Galleria Continua is pleased to present, for the first time at the gallery, an exhibition by Marta Spagnoli. ‘Whiteout’: this is the title of the solo show that the young artist has conceived for her debut in the gallery, and which presents us with a world poised between reality, myth and dream. The exhibition consists of a series of unpublished works resulting from the artist’s exploration as it has developed over the past two years: canvases of various sizes, drawings on paper and mixed techniques on different supports which, through a mythopoeic language, rework fragments of shapes and figures, handing them back to us as sedimented traces of an imaginary that considers the places and symbols of our history.
‘Whiteout’ describes a meteorological condition that is typical of the Arctic circle; it is the ultimate expression of the disorientation and change of perspective that nature imposes. It occurs when dense clouds cover the sun creating diffused light; snow and fog are so thick that they blur out any edges, making all morphology or spatiotemporal points of reference disappear. In the work of Marta Spagnoli, this “disorientation” translates into timelessness and suspension. “Each image is a map reconstructed according to mental signposts, where the white flow is anything but immutable, as if below it something was continuously taking place,” explains the artist.
For Marta Spagnoli drawing is a daily practice: “I like to start horizontally, almost always and often moving the surface, placing and washing away colour without having total control of the limits in setting out the image… my work is based on the act of marking as first natural action and it is essential for the re-elaboration of reality according to a personal rewriting”.
Photographic documentation, scientific illustrations and representations of ancient, classic and contemporary poetic traditions are the visual information that the artist uses to explore the potential of structures, relationships and meanings. Her main fields of interest are organic forms (animals and plants) and man in his mythical dimension.
In the works that make up the exhibition, the images, articulating themselves via recurring subjects, redefine their centrality by accompanying the rhythm of gaps and interruptions; these spaces in Marta Spagnoli’s work are formalised without perspective unity or temporal sequentiality. “Lagoons evoke the upheaval and stratifications produced by the intermittent flow of the waters that fill their cavities, bringing to light and gradually consuming the finds of past lives, incorporating the traces of plants and rocks, animals and objects. As well as designating the interruption in meaning of an image caused by the lack of a part of it, the word ‘lacuna’ literally refers to the space which would receive a stagnant expanse of water coming from the sea”, says the artist.

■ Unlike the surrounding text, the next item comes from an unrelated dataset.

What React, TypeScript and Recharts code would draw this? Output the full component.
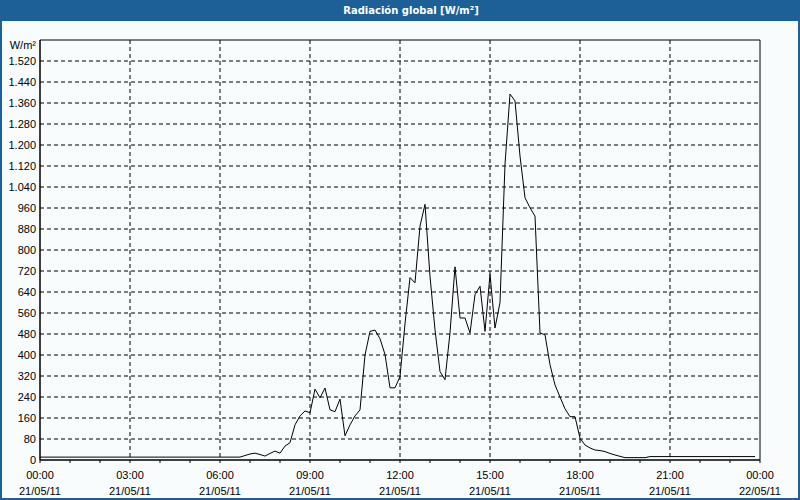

The hydra, the floating lovers, the satyrs, the horses, the felines, the wayfarers and the snakes that populate Marta Spagnoli’s paintings are suspended or intertwined as discoveries that have gradually emerged from our memory. Their interaction is subjected to the weaving of rhythmic modules that represent the rosettes of spotted liveries, fronds of jimsonweed, wings, cages, fissures of dry earth, clouds or constellations. Elements which in turn, in the narrative process, give shape to the dimension of the ditches, the stagnation, the lagoons, the forests and the celestial vault. For the first time, the artist’s poetics also find expression in the three-dimensionality of sculpture. “Seeds for Praying” (2019) comes from a gesture: that of enclosing the clay in your hands, as in a sign of prayer.

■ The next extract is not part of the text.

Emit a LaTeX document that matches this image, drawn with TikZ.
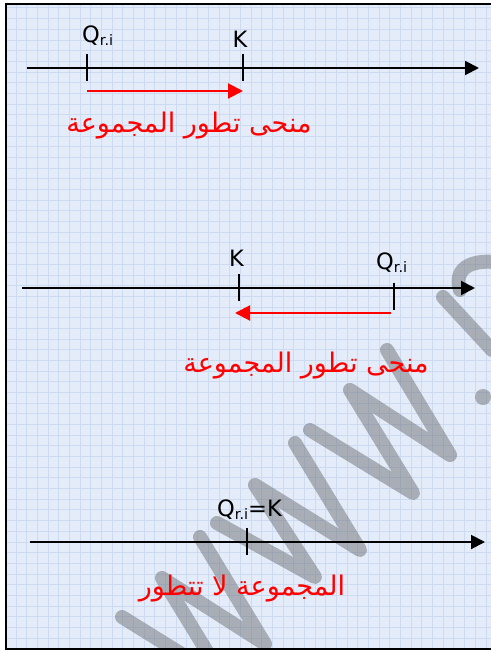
\documentclass[tikz,border=0pt]{standalone}
\usepackage{fontspec}
\setmainfont{DejaVu Sans}
\newfontfamily\arabicfont[Script=Arabic]{DejaVu Sans}
\TeXXeTstate=1
\usetikzlibrary{arrows.meta,positioning}
\definecolor{paperbg}{RGB}{227,236,248}
\definecolor{paperline}{RGB}{204,219,242}
\definecolor{wmgray}{RGB}{110,112,118}
\definecolor{evolred}{RGB}{255,0,0}
\newcommand{\qri}{Q\raisebox{-3pt}{\fontsize{14.5}{15}\selectfont r.i}}

\begin{document}
\begin{tikzpicture}[x=1pt,y=-1pt,
  axis/.style={line width=2pt,-{Triangle[length=14pt,width=14pt]}},
  tickmark/.style={line width=2pt},
  evol/.style={evolred,line width=2pt,-{Triangle[length=15pt,width=15pt]}},
  lab/.style={inner sep=0pt,font=\fontsize{22.5}{24}\selectfont},
  redtxt/.style={inner sep=0pt,evolred,font=\fontsize{27}{29}\selectfont\arabicfont},
  wm/.style={wmgray,opacity=0.5,line width=14pt,line cap=round,line join=round}]
\useasboundingbox (0,0) rectangle (490,650);
\fill[white] (0,0) rectangle (490,650);
\fill[paperbg] (6,4) rectangle (492,649);
% squared paper
\foreach \i in {0,...,45}{\draw[paperline,line width=0.8pt] ({5.3+\i*10.68},4) -- ({5.3+\i*10.68},649);}
\foreach \j in {0,...,60}{\draw[paperline,line width=0.8pt] (6,{7.9+\j*10.68}) -- (492,{7.9+\j*10.68});}
% watermark
\begin{scope}
\clip (6,4) rectangle (492,649);
\draw[wm] (387,350) -- (450,455) -- (350,390) -- (413,493) -- (310,430);
\draw[wm] (295,443) -- (360,550) -- (255,485) -- (315,577) -- (217,523);
\draw[wm] (200,537) -- (265,644) -- (162,578) -- (225,681) -- (122,617);
\fill[wmgray,opacity=0.5] (483,397) circle (8pt);
\draw[wm] (443,297) -- (492,350);
\draw[wm] (460,290) .. controls (453,268) and (472,260) .. (494,262);
\end{scope}
\draw[line width=2pt] (492,4.3) -- (6,4.3) -- (6,649) -- (492,649);

% K > Q : evolution to the right
\coordinate (a1s) at (27,68);
\coordinate (a1e) at (479,68);
\coordinate (q1) at (87,68);
\coordinate (k1) at (243,68);
\draw[axis] (a1s) -- (a1e);
\draw[tickmark] (q1) ++(0,-14) -- ++(0,27);
\draw[tickmark] (k1) ++(0,-14) -- ++(0,27);
\node[lab,anchor=base west] (lq1) at (82,43) {\qri};
\node[lab,anchor=base] (lk1) at (240,48) {K};
\coordinate (r1s) at (87,91);
\coordinate (r1e) at (243,91);
\draw[evol] (r1s) -- (r1e);
\node[redtxt,anchor=base] (t1) at (189,132) {\beginR منحى تطور المجموعة\endR};

% K < Q : evolution to the left
\coordinate (a2s) at (22,288);
\coordinate (a2e) at (475,288);
\coordinate (k2) at (239,288);
\coordinate (q2) at (393.5,288);
\draw[axis] (a2s) -- (a2e);
\draw[tickmark] (k2) ++(0,-14) -- ++(0,27);
\draw[tickmark] (q2) ++(0,-5.5) -- ++(0,27);
\node[lab,anchor=base] (lk2) at (236.5,266.5) {K};
\node[lab,anchor=base west] (lq2) at (376,269) {\qri};
\coordinate (r2s) at (391,313);
\coordinate (r2e) at (235,313);
\draw[evol] (r2s) -- (r2e);
\node[redtxt,anchor=base] (t2) at (306,372) {\beginR منحى تطور المجموعة\endR};

% K = Q : no evolution
\coordinate (a3s) at (30,542);
\coordinate (a3e) at (485,542);
\coordinate (qk3) at (247,542);
\draw[axis] (a3s) -- (a3e);
\draw[tickmark] (qk3) ++(0,-14) -- ++(0,27);
\node[lab,anchor=base west] (lqk3) at (217,516.5) {\qri=K};
\node[redtxt,anchor=base] (t3) at (242,595) {\beginR المجموعة لا تتطور\endR};
\end{tikzpicture}
\end{document}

Marta Spagnoli (Verona, 1994) lives and works in Venice, where she recently completed her studies at the Academy of Fine Arts. She is a member of the Malutta Foundation artists’ collective. In 2019, she won 3rd prize in the 102nd Young Artists Collective of the Bevilacqua La Masa Foundation in Venice. Among her solo and group exhibitions: Libere Tutte, curated by Daniele Capra and Giuseppe Frangi, Casa Testori, Novate Milanese, Milan (2019); BocsArt, a residence curated by Giacinto di Pietrantonio, Cosenza (2019); Art Zagreb, Zagreb (2019); Immersione Libera, Palazzina dei Bagni Misteriosi, Milan, 2019; Veritatem Inquirenti, curated by Walter Ferri, Castello Borromeo di Corneliano Bertario, Milan (2019); 102nd Young Artists Collective, Bevilacqua La Masa Foundation, San Marco Gallery, Venice (2019); Braintooling, Forte di Monte Ricco, Pieve di Cadore (2018); Progettoborca, a residence for Dolomiti Contemporanee at the former Eni Village, Borca Di Cadore, Belluno (2018); Opera Prima, ASP-ITIS space, Trieste (2018); Malutta Collection + Black Market, Galleria Monitor, Rome (2017); PersonaliNI, Finestra Illuminata, Venice (2016).